I believe the immortal words were first uttered by a guest at a London house party in the 1970s. Observed disappearing upstairs with another of the guests, she returned some time later, smoothing her dress, with the explanation that “the minister and I were just discussing Uganda.”

The phrase, “discussing Uganda,” has ever since been the British press’s preferred euphemism for sordid sexual encounters. Well now a new phrase may have entered the language, this time to describe a sordid encounter of another kind…

I am all for giving people the benefit of the doubt. But in the present instance it does require us to believe some very odd things. If the people who attend these parties were only interested in meeting the prime minister, they could do that, as he says, for free. Conversely, if all they were interested in was contributing to the Liberal Party of Canada, they could just mail it a cheque. Somehow, it seems important to them to do both at the same time: meet the prime minister while contributing to the party. Yet, having plunked down their $1,500 in the expectation of an intimate and revealing tête-à-tête, they find themselves on the receiving end, by the prime minister’s own account, of nothing but a torrent of Liberal boilerplate about the middle class.

All I’m saying is, you’d think word would get around. “Yeah, about those ‘exclusive opportunities’ to party with Justin Trudeau? Save your money. Guy’s a crashing bore. It’s like he wasn’t even listening to us.” And yet, there seems no letup in the demand. The prime minister is as hot a ticket with the billionaire set as ever. Maybe they’ve been led to believe “discussing the middle class” is code for something saucier.
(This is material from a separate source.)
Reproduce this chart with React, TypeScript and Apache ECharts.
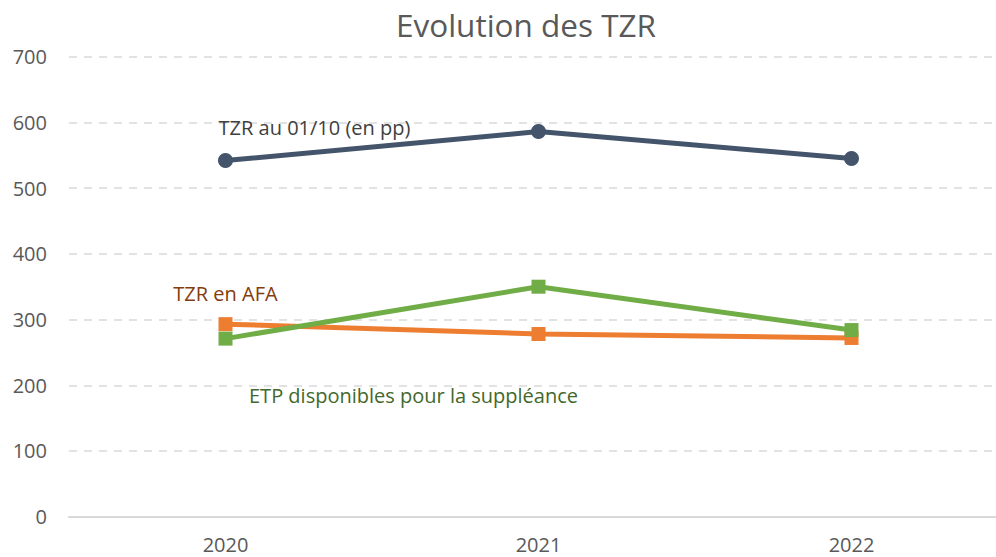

This issue is just not going to go away.

Parliament has ended, MPs had drifted back home, and no doubt the Liberal government hopes that the issue of fundraising  will just disappear.

Fat chance.

This issue is one of those corrosive ones: you never seem to be able to wipe it off you, no matter what you try. The Liberal Party was virtually destroyed not that long ago over two issues – questionable scandals involving money, and choices of leaders whom most Canadians rejected, when given a chance.

Justin Trudeau was elected PM by millions of Canadians who thought that he would live up to his promises of more accountable, transparent and honest governance, and serious electoral reform.

Now, on both issues, Trudeau is displaying distressing signs of both a tin ear and hubris.

It is time for dramatic changes for the good on both issues, before the Liberal Party really does get associated with discussing Uganda.